Deep in the Edjar forest, of Mendha Lekha in Gadchiroli, in Maharashtra, lives the sloth bear Jambvan with his sleuth of bears. The dense subtropical forest is thick with the stately trees of arjun, silk cotton, peepal and kosimb. On the majestic trunks of these trees are colossal hives of the rock bees, full of honey. The bears, of course, love to feast on this honey. Every time they devour it, bees die in thousands, stinging to protect their homes and young. The stings are, however, ineffectual, as they get buried in the thick fur of the bears – unless, of course, they sting on the snout – a rare occurrence as the wily bear would promptly roll up!

Enter Muchkund, a munjya, who visits Jambvan and his nephews Neel, Angad and Sushen for a Diwali vacation. A munjya (as explained in an information box), is a shape shifting ghost who can speak any language – animal or human. Now Muchkund is a good-hearted munjya, who notices the decimation of the bees, and wonders if something could be done about it. Maybe have an agreement between the bears and the bees for mutual benefit? He speaks to the bears about this. Maybe they could take only the honey, and leave the eggs and larvae unharmed? In turn, the bees would not attack them – further decreasing bee deaths due to loss of the sting. Every bear agrees, except for Vali, the trouble maker. Being a shape-shifter, Muchkund takes the form of a male bee, and presents the bears’ proposal to the Queen bee – Madhurani – who accepts it for the sake of her swarms.

What happens next? Does the agreement work out? What about the trouble-maker, Vali? Read the book to find out.

The author, Madhav Gadgil, who is an illustrious ecologist, weaves into the story a message about the ecosystem. There is some interesting information about honeybees worldwide, and about non-violent (Nisarg) honey, harvested by the Sewagram Natural Technique developed at the Center of Bee Development, Wardha. Illustrations by Maya Ramaswamy, known for nature drawings, are the perfect foil – the cover page makes one want to pick up the book and find out more.

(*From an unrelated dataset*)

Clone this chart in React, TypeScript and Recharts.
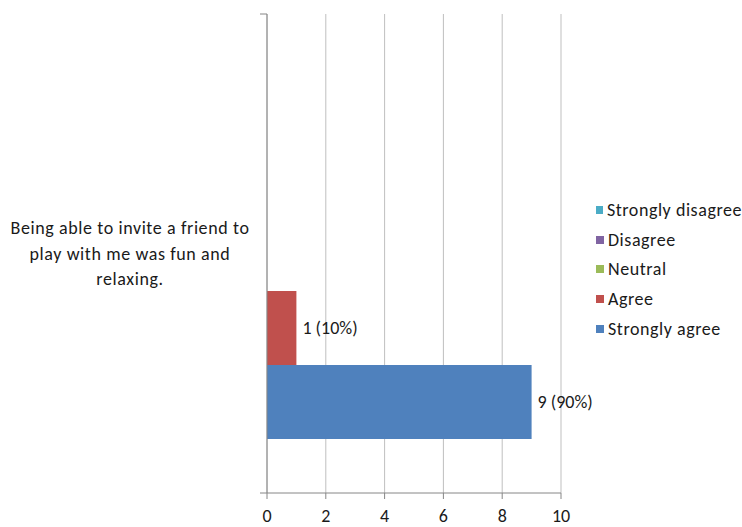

The narrative is much like a grandparent telling it to a grandchild all wide-eyed with curiosity, eager to find out what happens next. The flavor of the tale is quintessentially of a Marathi folk-tale, especially with the various ghosts in the gang of Vetal Baba – the pisach, munjya, zoting, khavis, samandha – that populated the ‘giant peepal tree on the campus of Pune University’. There is an interesting mix-up of mythologies, too: the sloth bears bear names of well-known vanaras (monkeys) from the Ramayana – behaving much in the same way that their namesakes would, giving readers an a-ha! moment.